Contaminated land creates significant problems for our health, environment, and economy in Minnesota. By cleaning up problem areas and protecting against future contamination, we can make land safe and productive for multiple uses.
Nearly half of what we throw away is recycled or composted
An important step each of us can take to protect land from contamination is to reduce the amount of trash that reaches landfills. Over the past two decades, Minnesotans have been steadily throwing less of their solid waste into the trash and more of it into recycling and composting bins. In 2020, 43.6% of all solid waste was recycled or composted, up 1.5% in 2019.
Most thrown-out food could have been eaten
Food presents a big opportunity for reducing waste. The majority of the food Minnesotans threw out in 2019 and 2020 — about 62% — could have been eaten or donated.
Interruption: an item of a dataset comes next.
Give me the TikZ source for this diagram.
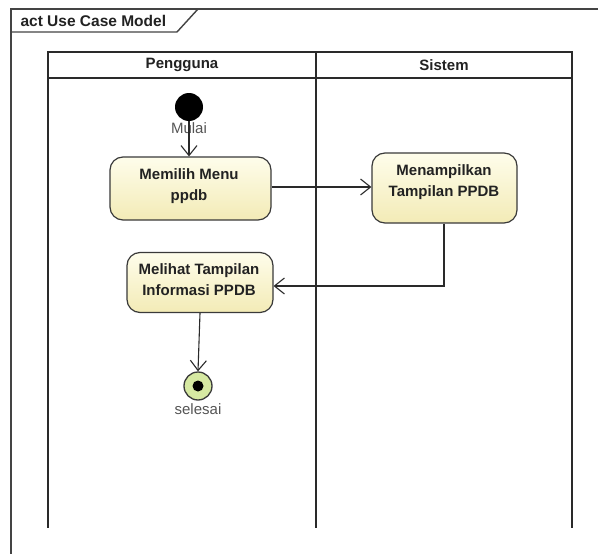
\documentclass[tikz,border=0pt]{standalone}
\usepackage{fontspec}
\setmainfont{Liberation Sans}
\usetikzlibrary{arrows.meta}
\definecolor{frameC}{HTML}{444444}
\definecolor{laneC}{HTML}{2A2A2A}
\definecolor{boxTop}{HTML}{FEFDEB}
\definecolor{boxBot}{HTML}{F3EBB6}
\definecolor{boxLine}{HTML}{3A3A3A}
\definecolor{endFill}{HTML}{D6E9A2}
\definecolor{txtC}{HTML}{222222}
\definecolor{lblC}{HTML}{555555}
\tikzset{
  frameline/.style={draw=frameC, line width=1.4pt},
  laneline/.style={draw=laneC, line width=1.8pt},
  actbox/.style={draw=boxLine, line width=1.2pt, rounded corners=13pt, top color=boxTop, bottom color=boxBot, minimum width=#1},
  acttext/.style={text=txtC, font=\fontsize{15}{21}\selectfont\bfseries, align=center},
  hdrtext/.style={text=txtC, font=\fontsize{15}{17}\selectfont\bfseries},
  lbltext/.style={text=lblC, font=\fontsize{15}{17}\selectfont},
  flow/.style={draw=laneC, line width=1.1pt, -{Straight Barb[length=10pt,width=16pt,line width=1.1pt]}},
}
\begin{document}
\begin{tikzpicture}[x=1pt,y=-1pt]
\useasboundingbox (0,0) rectangle (598,554);
\fill[white] (0,0) rectangle (598,554);
% outer frame
\draw[frameline] (11,556) -- (11,9) -- (602,9);
\draw[frameline] (11,32) -- (177,32) -- (198,9);
\node[hdrtext, anchor=west, font=\fontsize{15.5}{17}\selectfont\bfseries] (title) at (17,20.5) {act Use Case Model};
% swimlanes
\draw[laneline] (48,52) rectangle (572,78);
\draw[laneline] (48,78) -- (48,528);
\draw[laneline] (316,52) -- (316,528);
\draw[laneline] (572,78) -- (572,528);
\node[hdrtext] (lane1) at (182,65) {Pengguna};
\node[hdrtext] (lane2) at (444,65) {Sistem};
% start
\node[circle, fill=black, minimum size=28pt, inner sep=0pt] (start) at (189,107) {};
\node[lbltext] (mulai) at (189,128) {Mulai};
% activities
\node[actbox=161pt, minimum height=63pt] (b1) at (190.5,188.5) {};
\node[acttext] (t1) at (189,186.5) {Memilih Menu\\ppdb};
\node[actbox=145pt, minimum height=70pt] (b2) at (444.5,188) {};
\node[acttext] (t2) at (444,182.5) {Menampilkan\\Tampilan PPDB};
\node[actbox=146pt, minimum height=60pt] (b3) at (200,282.5) {};
\node[acttext] (t3) at (199,280) {Melihat Tampilan\\Informasi PPDB};
% end
\node[circle, draw=boxLine, line width=1.3pt, fill=endFill, minimum size=28pt, inner sep=0pt] (end) at (198,386) {};
\fill[black] (end.center) circle (5.5pt);
\node[lbltext] (selesai) at (198,409) {selesai};
% flows
\draw[flow] (start.south) -- (start.south |- b1.north);
\draw[flow] (b1.east |- 0,187) -- (b2.west |- 0,187);
\coordinate (bend) at (444,286);
\draw[flow] (b2.south -| bend) -- (bend) -- (b3.east |- bend);
\draw[flow] (b3.south) -- (end.north);
\end{tikzpicture}
\end{document}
Some of this food was even unopened and unexpired at the time it was found in the waste stream.
The MPCA’s goal is to cut in half the amount of food wasted in Minnesota by 2030, using 2013 numbers as a starting point.
Preventing environmental harm from closed landfills
Most of what we do throw into the trash fills landfills across the state. At eligible landfills, the Closed Landfill Program maintains those that have permanently closed to new waste and prevents contaminated fluids and gases, including PFAS, from reaching surrounding areas. In a test of groundwater at closed landfill sites, we detected PFAS in 98 of 101 sites.
The Closed Landfill Program is designed to manage 114 landfill sites and has spent about $500 million to date managing sites in the program.
Millions of dollars go to cleaning up hazardous waste sites
When contamination does occur, we must address it. The MPCA Superfund Program investigates and cleans up hazardous waste sites that pose a risk to our health or our environment. It focuses on abandoned or uncontrolled sites that have hazardous substances, pollutants or contaminants, and agricultural chemicals.
In fiscal year 2020, Minnesota Pollution Control Agency dedicated nearly $5.1 million to site-specific cleanup projects. It also used about $430,000 to respond to emergency situations, such as fuel spills and abandoned chemical containers.
Thousands of acres of contaminated land are now usable again
Contamination prevents land from reaching its full potential. The Brownfield Program helps clean up properties that businesses and industry have either abandoned or underuse to resolve contamination problems.
In 2021, Minnesota Pollution Control Agency received more than 300 applications for cleanup sites, and restored over 3,400 acres to productive use. The restored sites help to reduce urban sprawl, enhance the livability of neighborhoods, create new businesses and jobs, and strengthen the tax base. In 2021, 78% of brownfield applications were for sites in the Twin Cities metro area.